The chicken coop has a rain barrel water collection system that I rigged up to always supply water and has an overflow that drains out to the Goji plants.  I started with a fifty gallon barrel and created a stand in the coop (this keeps it out of the sun).  Then I added a gutter and a drain pipe to flow into the barrel.  In the barrel itself is a float ball vale that I scrapped from an old toilet and attached it to a milk crate.  I fitted a hose onto the float ball valve and used the crate to hold the float ball valve at a certain height.  This height was set to always have the float keep the barrel filled with five gallons.  I added a rock to the middle of the crate so the float would not move or rise up when the rain water fills the barrel.  So when it rains it fills the barrel full and the float ball valve does not need to work.  During the summer when the rain disappears the float always maintains 5 gallons.  I used PVC pipe (covered with foam) and chicken nipples ( I probably could have called them something different) to supply water to the chickens and ducks.  They also have access to fresh water from the creek so the whole watering setup is a bit more than necessary but like one of my favorite shows (Arrested Development) “that way you have it“.

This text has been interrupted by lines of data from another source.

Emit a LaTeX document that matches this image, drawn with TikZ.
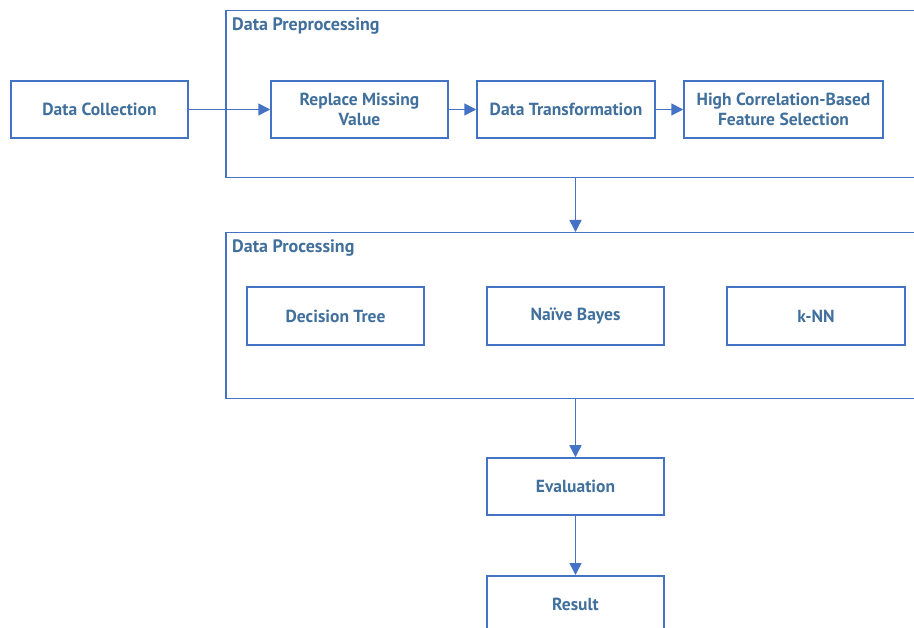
\documentclass[tikz,border=0pt]{standalone}
\usepackage{fontspec}
\setmainfont{PT Sans}
\usetikzlibrary{arrows.meta}
\definecolor{lineblue}{HTML}{4472C4}
\definecolor{textblue}{HTML}{41709C}
\begin{document}
\begin{tikzpicture}[x=1pt,y=-1pt,
  box/.style={draw=lineblue,line width=1.5pt,fill=white,inner sep=0pt,align=center,
    font=\fontsize{17.5}{20}\selectfont\bfseries,text=textblue},
  cont/.style={draw=lineblue,line width=1.5pt,inner sep=0pt},
  title/.style={anchor=west,inner sep=0pt,font=\fontsize{18}{20}\selectfont\bfseries,text=textblue},
  arr/.style={draw=lineblue,line width=1.5pt,-{Triangle[length=12pt,width=12pt]}}]
\useasboundingbox (0,0) rectangle (914,628);
\clip (0,0) rectangle (914,628);
% containers
\node[cont,minimum width=720pt,minimum height=167pt,anchor=north west] (pre) at (225,10) {};
\node[cont,minimum width=720pt,minimum height=166pt,anchor=north west] (proc) at (225,232) {};
\node[title] (pret) at (232,26) {Data Preprocessing};
\node[title] (proct) at (232,248) {Data Processing};
% boxes
\node[box,minimum width=177pt,minimum height=57pt] (dc) at (99.5,109.5) {Data Collection};
\node[box,minimum width=177pt,minimum height=57pt] (rm) at (359.5,109.5) {Replace Missing\\Value};
\node[box,minimum width=178pt,minimum height=57pt] (dt) at (566,109.5) {Data Transformation};
\node[box,minimum width=199pt,minimum height=57pt] (hc) at (783.5,109.5) {High Correlation-Based\\Feature Selection};
\node[box,minimum width=177pt,minimum height=58pt] (tree) at (335.5,316) {Decision Tree};
\node[box,minimum width=177pt,minimum height=58pt] (nb) at (575.5,316) {Naïve Bayes};
\node[box,minimum width=178pt,minimum height=58pt] (knn) at (816,316) {k-NN};
\node[box,minimum width=177pt,minimum height=57pt] (ev) at (575.5,486.5) {Evaluation};
\node[box,minimum width=177pt,minimum height=70pt,anchor=north] (res) at (575.5,575) {};
\node[text=textblue,font=\fontsize{17.5}{20}\selectfont\bfseries] (rest) at (575.5,604) {Result};
% arrows
\draw[arr] (dc.east) -- (rm.west);
\draw[arr] (rm.east) -- (dt.west);
\draw[arr] (dt.east) -- (hc.west);
\draw[arr] (pre.south -| ev.north) -- (proc.north -| ev.north);
\draw[arr] (proc.south -| ev.north) -- (ev.north);
\draw[arr] (ev.south) -- (res.north);
\end{tikzpicture}
\end{document}
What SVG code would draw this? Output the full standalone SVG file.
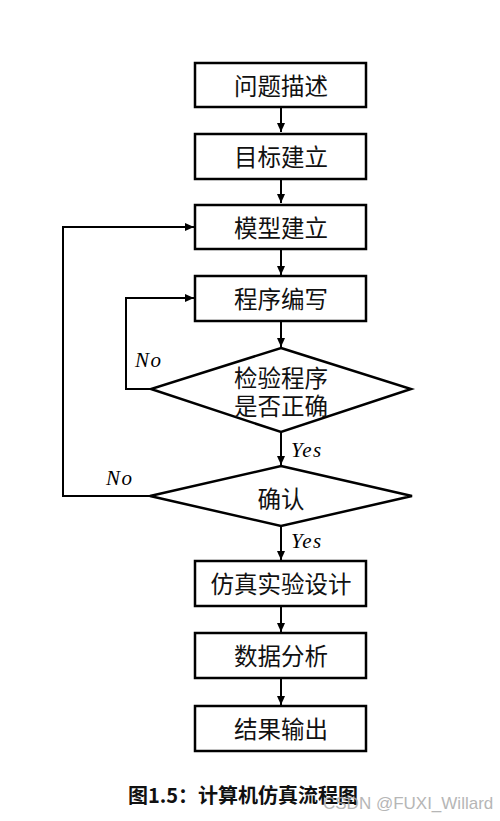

I added an automatic coop door a year ago and it was well worth the expense ($90).  The hassle of always having to close the coop door can weigh on you especially with all the other farm chores.  A nice setup after adding a little timer which I adjust every month or so for daylight changes.

I feed them manually every day and make sure to not have leftover feed in the feeders (don’t want to attract pests).  Although the rest of the setup is automatic I find its good to stay in contact with the flock daily not only to collect eggs throughout the day but just to check on their well being.  Its good to have fail-safe systems in place but even those need checking in on.  I remember one time I came out to find a leaky 50 gallon drum just after a rain storm (a seal had worn out and water was gushing everywhere for who knows how long).